Microscopic view of hydrogel microspheres containing liver cells for injectable mini liver treatment

MIT Scientists Create Injectable "Mini Livers" for Patients

🤯 Mind Blown

Thousands waiting for liver transplants may soon have another option: tiny functioning livers injected through a syringe. MIT researchers developed a groundbreaking technique that could save lives without major surgery.

Scientists at MIT have created injectable "mini livers" that could transform treatment for the 10,000 Americans waiting for liver transplants each year.

Professor Sangeeta Bhatia and her team spent a decade developing a technique that delivers functioning liver cells directly into the body without surgery. The cells come packaged with special hydrogel microspheres that act like liquid during injection, then solidify once inside the body.

These tiny spheres do something remarkable. They help liver cells stay together and quickly connect with nearby blood vessels, giving them what they need to survive and function.

Lead researcher Vardhaman Kumar explains the microspheres create a perfect environment where the cells can settle in and link up with the body's circulation much faster than previous methods. The team injected the mini livers into belly fat tissue in mice, but they could work in other locations too.

The cells stayed alive and productive for at least two months in testing, generating many of the essential enzymes and proteins that a healthy liver produces. The liver handles critical jobs like regulating blood clotting, filtering bacteria from blood, and processing medications.
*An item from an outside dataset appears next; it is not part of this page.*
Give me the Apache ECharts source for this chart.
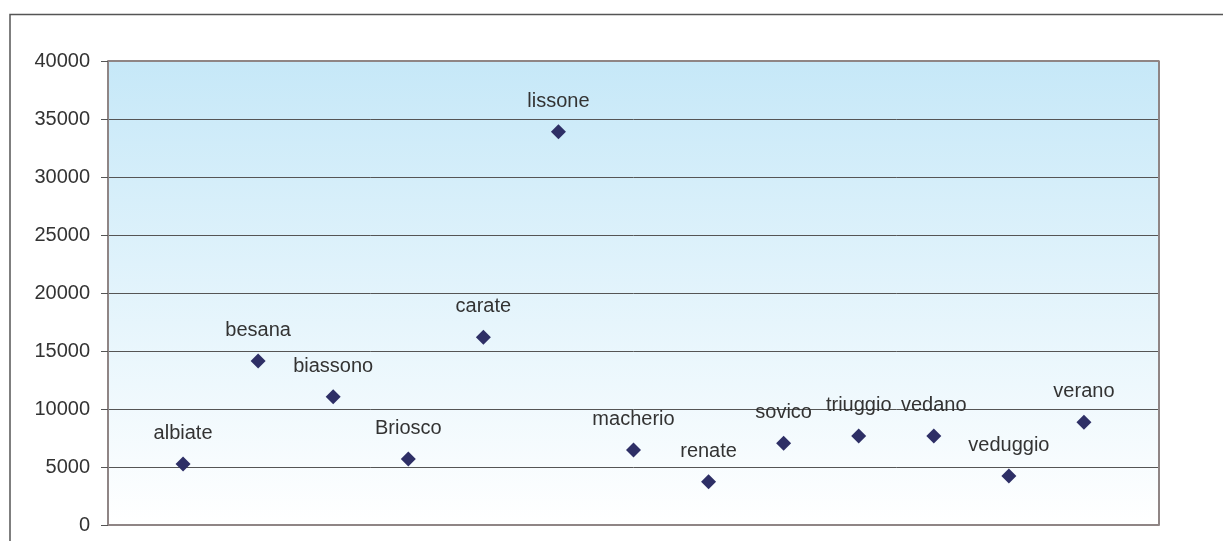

MIT Scientists Create Injectable

Why This Inspires

This breakthrough offers hope to patients who are too sick to survive traditional transplant surgery. It could also serve as a bridge treatment, keeping patients healthy while they wait for a donor organ to become available.

The technique isn't perfect yet. Patients would likely still need immunosuppressive drugs to prevent rejection, though researchers are exploring ways to help the cells evade the immune system naturally or deliver medication directly through the microspheres.

What makes this especially exciting is the potential to help patients who currently have no good options. Many people with chronic liver disease never make it to transplant because they're not strong enough for major surgery.

The research represents a fundamental shift in how we think about organ replacement. Instead of waiting for a donor and undergoing invasive surgery, patients might one day walk into a clinic for an injection that restores critical liver function.

The technology is still in early stages, but it opens a door that seemed closed for thousands of patients facing liver failure.